Leave out any pictures and transcribe all other data below exactly.
▬▬▬
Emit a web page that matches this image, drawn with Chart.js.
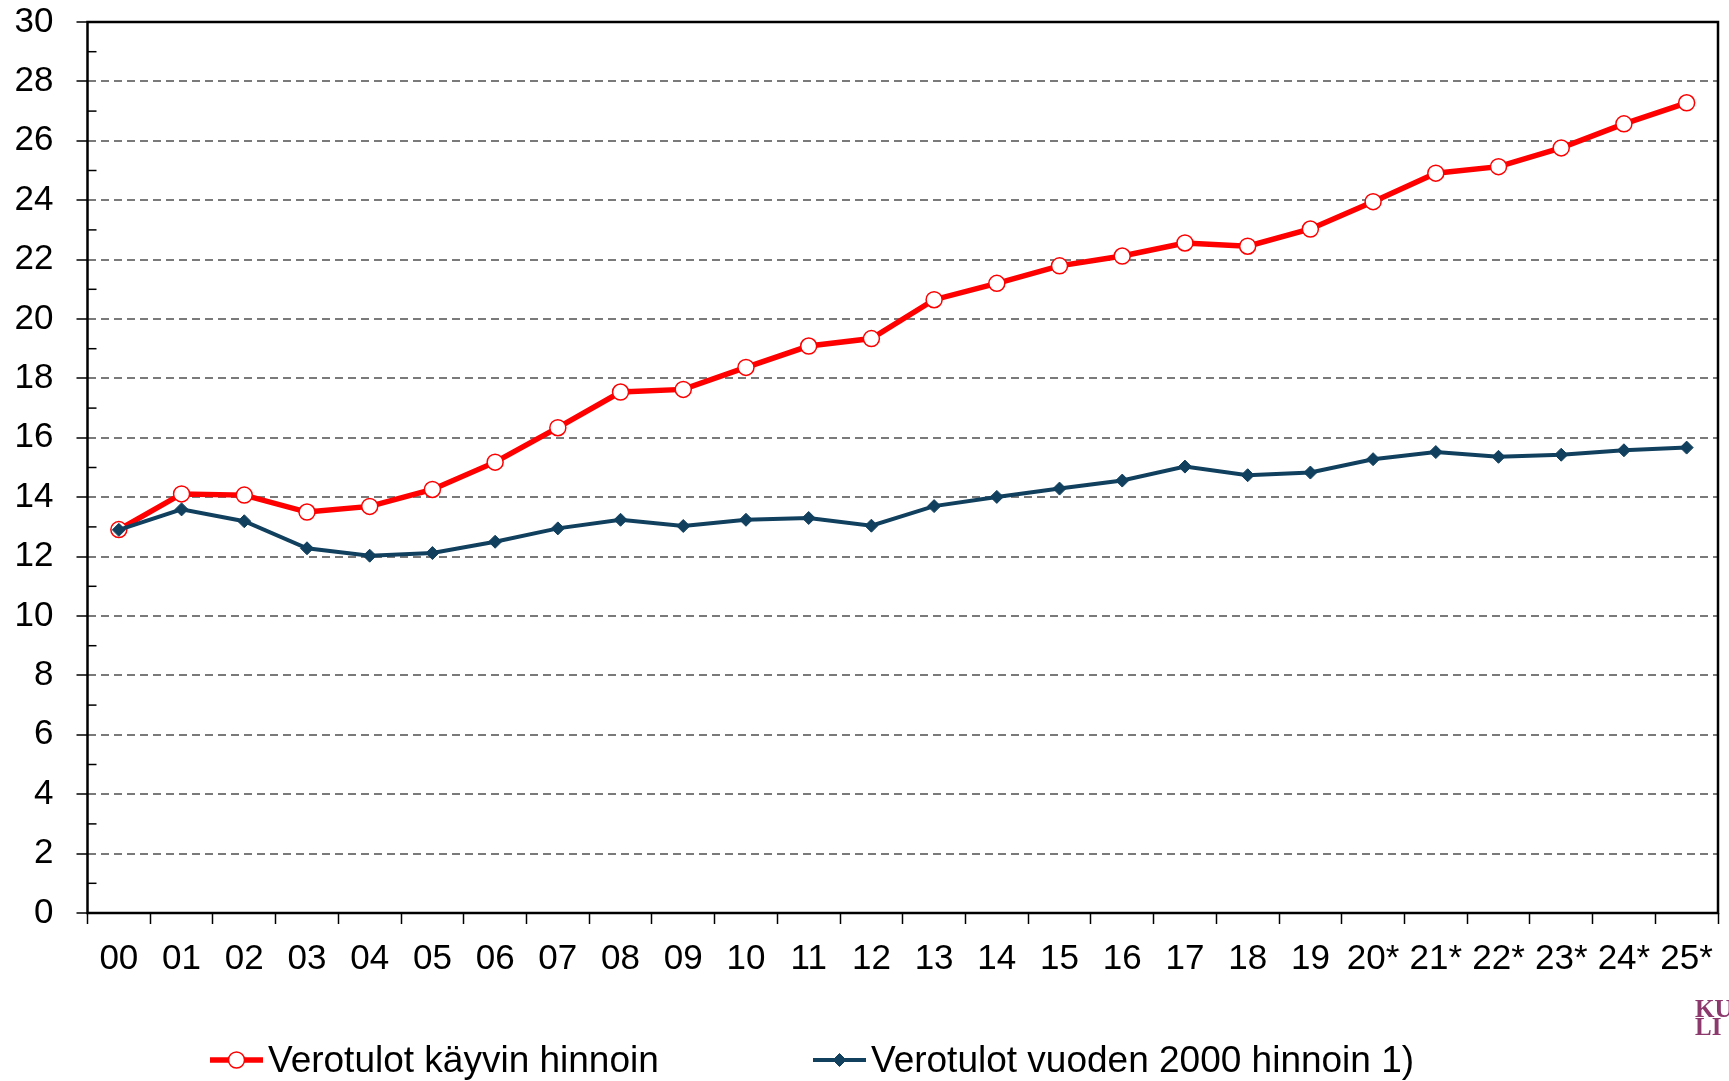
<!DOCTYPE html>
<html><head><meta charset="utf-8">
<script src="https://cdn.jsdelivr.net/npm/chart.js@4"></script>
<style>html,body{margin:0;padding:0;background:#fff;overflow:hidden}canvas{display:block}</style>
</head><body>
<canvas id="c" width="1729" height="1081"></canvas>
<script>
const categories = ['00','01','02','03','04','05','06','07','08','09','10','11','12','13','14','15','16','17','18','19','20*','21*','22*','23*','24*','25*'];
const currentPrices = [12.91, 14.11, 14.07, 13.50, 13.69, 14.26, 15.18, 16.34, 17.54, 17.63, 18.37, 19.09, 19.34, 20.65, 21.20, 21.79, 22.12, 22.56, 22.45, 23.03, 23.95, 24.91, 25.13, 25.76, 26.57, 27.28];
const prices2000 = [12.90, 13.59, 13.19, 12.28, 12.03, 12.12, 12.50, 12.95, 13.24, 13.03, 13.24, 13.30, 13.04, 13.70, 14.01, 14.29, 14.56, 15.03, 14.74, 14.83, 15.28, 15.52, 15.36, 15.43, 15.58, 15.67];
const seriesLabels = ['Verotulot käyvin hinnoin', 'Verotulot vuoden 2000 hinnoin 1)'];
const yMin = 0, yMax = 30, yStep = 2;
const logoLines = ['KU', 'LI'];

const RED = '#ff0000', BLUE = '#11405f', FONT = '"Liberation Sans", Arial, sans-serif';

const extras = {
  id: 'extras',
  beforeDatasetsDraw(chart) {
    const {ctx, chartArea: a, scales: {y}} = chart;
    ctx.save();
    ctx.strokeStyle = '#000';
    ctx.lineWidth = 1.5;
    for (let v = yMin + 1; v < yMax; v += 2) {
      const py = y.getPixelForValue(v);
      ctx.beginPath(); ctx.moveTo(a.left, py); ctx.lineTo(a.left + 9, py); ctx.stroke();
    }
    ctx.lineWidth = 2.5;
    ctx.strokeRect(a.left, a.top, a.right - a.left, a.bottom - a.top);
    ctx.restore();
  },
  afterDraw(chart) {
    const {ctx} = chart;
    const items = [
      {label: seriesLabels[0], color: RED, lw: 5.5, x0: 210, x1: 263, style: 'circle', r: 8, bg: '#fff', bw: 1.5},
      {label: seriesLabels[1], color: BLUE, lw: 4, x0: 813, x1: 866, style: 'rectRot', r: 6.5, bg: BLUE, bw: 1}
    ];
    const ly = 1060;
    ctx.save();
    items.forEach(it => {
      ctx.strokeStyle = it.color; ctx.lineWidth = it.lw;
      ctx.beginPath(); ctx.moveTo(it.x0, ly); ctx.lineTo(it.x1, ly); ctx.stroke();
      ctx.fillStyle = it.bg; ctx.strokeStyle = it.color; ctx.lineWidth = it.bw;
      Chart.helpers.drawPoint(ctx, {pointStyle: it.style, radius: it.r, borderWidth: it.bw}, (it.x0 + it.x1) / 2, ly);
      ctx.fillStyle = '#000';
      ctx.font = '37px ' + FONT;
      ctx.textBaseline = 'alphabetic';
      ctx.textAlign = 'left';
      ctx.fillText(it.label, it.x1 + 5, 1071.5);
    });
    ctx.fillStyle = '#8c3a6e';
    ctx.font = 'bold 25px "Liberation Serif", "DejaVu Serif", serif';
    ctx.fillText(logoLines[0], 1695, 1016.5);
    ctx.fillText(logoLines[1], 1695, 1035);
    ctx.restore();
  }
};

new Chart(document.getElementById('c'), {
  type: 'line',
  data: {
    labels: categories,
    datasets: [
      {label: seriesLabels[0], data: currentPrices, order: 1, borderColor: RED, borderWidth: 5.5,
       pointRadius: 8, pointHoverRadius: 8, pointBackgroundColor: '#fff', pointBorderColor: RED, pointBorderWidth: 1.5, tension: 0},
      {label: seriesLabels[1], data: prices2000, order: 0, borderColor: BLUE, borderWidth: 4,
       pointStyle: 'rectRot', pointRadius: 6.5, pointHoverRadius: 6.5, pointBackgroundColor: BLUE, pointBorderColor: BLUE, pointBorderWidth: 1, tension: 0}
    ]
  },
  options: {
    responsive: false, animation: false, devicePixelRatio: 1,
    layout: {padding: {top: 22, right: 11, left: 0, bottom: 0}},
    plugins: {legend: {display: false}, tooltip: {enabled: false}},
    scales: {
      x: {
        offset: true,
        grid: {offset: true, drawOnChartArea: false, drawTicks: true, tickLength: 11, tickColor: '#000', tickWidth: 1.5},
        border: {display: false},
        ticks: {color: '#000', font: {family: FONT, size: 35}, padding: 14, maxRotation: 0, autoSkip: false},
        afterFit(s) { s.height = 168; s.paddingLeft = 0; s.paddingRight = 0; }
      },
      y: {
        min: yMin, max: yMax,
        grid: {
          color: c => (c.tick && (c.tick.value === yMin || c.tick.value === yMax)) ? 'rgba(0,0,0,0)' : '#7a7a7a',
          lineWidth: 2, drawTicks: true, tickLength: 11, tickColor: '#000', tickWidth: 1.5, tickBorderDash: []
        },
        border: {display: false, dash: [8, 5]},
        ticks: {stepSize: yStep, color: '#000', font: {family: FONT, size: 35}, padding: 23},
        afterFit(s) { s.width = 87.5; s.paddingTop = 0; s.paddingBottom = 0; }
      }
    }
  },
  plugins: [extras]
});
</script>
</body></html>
▬▬▬
=== PROBLEM SOLUTION ===
Emit a web page that matches this image, drawn with Chart.js.
<!DOCTYPE html>
<html><head><meta charset="utf-8">
<script src="https://cdn.jsdelivr.net/npm/chart.js@4"></script>
<style>html,body{margin:0;padding:0;background:#fff;overflow:hidden}canvas{display:block}</style>
</head><body>
<canvas id="c" width="1729" height="1081"></canvas>
<script>
const categories = ['00','01','02','03','04','05','06','07','08','09','10','11','12','13','14','15','16','17','18','19','20*','21*','22*','23*','24*','25*'];
const currentPrices = [12.91, 14.11, 14.07, 13.50, 13.69, 14.26, 15.18, 16.34, 17.54, 17.63, 18.37, 19.09, 19.34, 20.65, 21.20, 21.79, 22.12, 22.56, 22.45, 23.03, 23.95, 24.91, 25.13, 25.76, 26.57, 27.28];
const prices2000 = [12.90, 13.59, 13.19, 12.28, 12.03, 12.12, 12.50, 12.95, 13.24, 13.03, 13.24, 13.30, 13.04, 13.70, 14.01, 14.29, 14.56, 15.03, 14.74, 14.83, 15.28, 15.52, 15.36, 15.43, 15.58, 15.67];
const seriesLabels = ['Verotulot käyvin hinnoin', 'Verotulot vuoden 2000 hinnoin 1)'];
const yMin = 0, yMax = 30, yStep = 2;
const logoLines = ['KU', 'LI'];

const RED = '#ff0000', BLUE = '#11405f', FONT = '"Liberation Sans", Arial, sans-serif';

const extras = {
  id: 'extras',
  beforeDatasetsDraw(chart) {
    const {ctx, chartArea: a, scales: {y}} = chart;
    ctx.save();
    ctx.strokeStyle = '#000';
    ctx.lineWidth = 1.5;
    for (let v = yMin + 1; v < yMax; v += 2) {
      const py = y.getPixelForValue(v);
      ctx.beginPath(); ctx.moveTo(a.left, py); ctx.lineTo(a.left + 9, py); ctx.stroke();
    }
    ctx.lineWidth = 2.5;
    ctx.strokeRect(a.left, a.top, a.right - a.left, a.bottom - a.top);
    ctx.restore();
  },
  afterDraw(chart) {
    const {ctx} = chart;
    const items = [
      {label: seriesLabels[0], color: RED, lw: 5.5, x0: 210, x1: 263, style: 'circle', r: 8, bg: '#fff', bw: 1.5},
      {label: seriesLabels[1], color: BLUE, lw: 4, x0: 813, x1: 866, style: 'rectRot', r: 6.5, bg: BLUE, bw: 1}
    ];
    const ly = 1060;
    ctx.save();
    items.forEach(it => {
      ctx.strokeStyle = it.color; ctx.lineWidth = it.lw;
      ctx.beginPath(); ctx.moveTo(it.x0, ly); ctx.lineTo(it.x1, ly); ctx.stroke();
      ctx.fillStyle = it.bg; ctx.strokeStyle = it.color; ctx.lineWidth = it.bw;
      Chart.helpers.drawPoint(ctx, {pointStyle: it.style, radius: it.r, borderWidth: it.bw}, (it.x0 + it.x1) / 2, ly);
      ctx.fillStyle = '#000';
      ctx.font = '37px ' + FONT;
      ctx.textBaseline = 'alphabetic';
      ctx.textAlign = 'left';
      ctx.fillText(it.label, it.x1 + 5, 1071.5);
    });
    ctx.fillStyle = '#8c3a6e';
    ctx.font = 'bold 25px "Liberation Serif", "DejaVu Serif", serif';
    ctx.fillText(logoLines[0], 1695, 1016.5);
    ctx.fillText(logoLines[1], 1695, 1035);
    ctx.restore();
  }
};

new Chart(document.getElementById('c'), {
  type: 'line',
  data: {
    labels: categories,
    datasets: [
      {label: seriesLabels[0], data: currentPrices, order: 1, borderColor: RED, borderWidth: 5.5,
       pointRadius: 8, pointHoverRadius: 8, pointBackgroundColor: '#fff', pointBorderColor: RED, pointBorderWidth: 1.5, tension: 0},
      {label: seriesLabels[1], data: prices2000, order: 0, borderColor: BLUE, borderWidth: 4,
       pointStyle: 'rectRot', pointRadius: 6.5, pointHoverRadius: 6.5, pointBackgroundColor: BLUE, pointBorderColor: BLUE, pointBorderWidth: 1, tension: 0}
    ]
  },
  options: {
    responsive: false, animation: false, devicePixelRatio: 1,
    layout: {padding: {top: 22, right: 11, left: 0, bottom: 0}},
    plugins: {legend: {display: false}, tooltip: {enabled: false}},
    scales: {
      x: {
        offset: true,
        grid: {offset: true, drawOnChartArea: false, drawTicks: true, tickLength: 11, tickColor: '#000', tickWidth: 1.5},
        border: {display: false},
        ticks: {color: '#000', font: {family: FONT, size: 35}, padding: 14, maxRotation: 0, autoSkip: false},
        afterFit(s) { s.height = 168; s.paddingLeft = 0; s.paddingRight = 0; }
      },
      y: {
        min: yMin, max: yMax,
        grid: {
          color: c => (c.tick && (c.tick.value === yMin || c.tick.value === yMax)) ? 'rgba(0,0,0,0)' : '#7a7a7a',
          lineWidth: 2, drawTicks: true, tickLength: 11, tickColor: '#000', tickWidth: 1.5, tickBorderDash: []
        },
        border: {display: false, dash: [8, 5]},
        ticks: {stepSize: yStep, color: '#000', font: {family: FONT, size: 35}, padding: 23},
        afterFit(s) { s.width = 87.5; s.paddingTop = 0; s.paddingBottom = 0; }
      }
    }
  },
  plugins: [extras]
});
</script>
</body></html>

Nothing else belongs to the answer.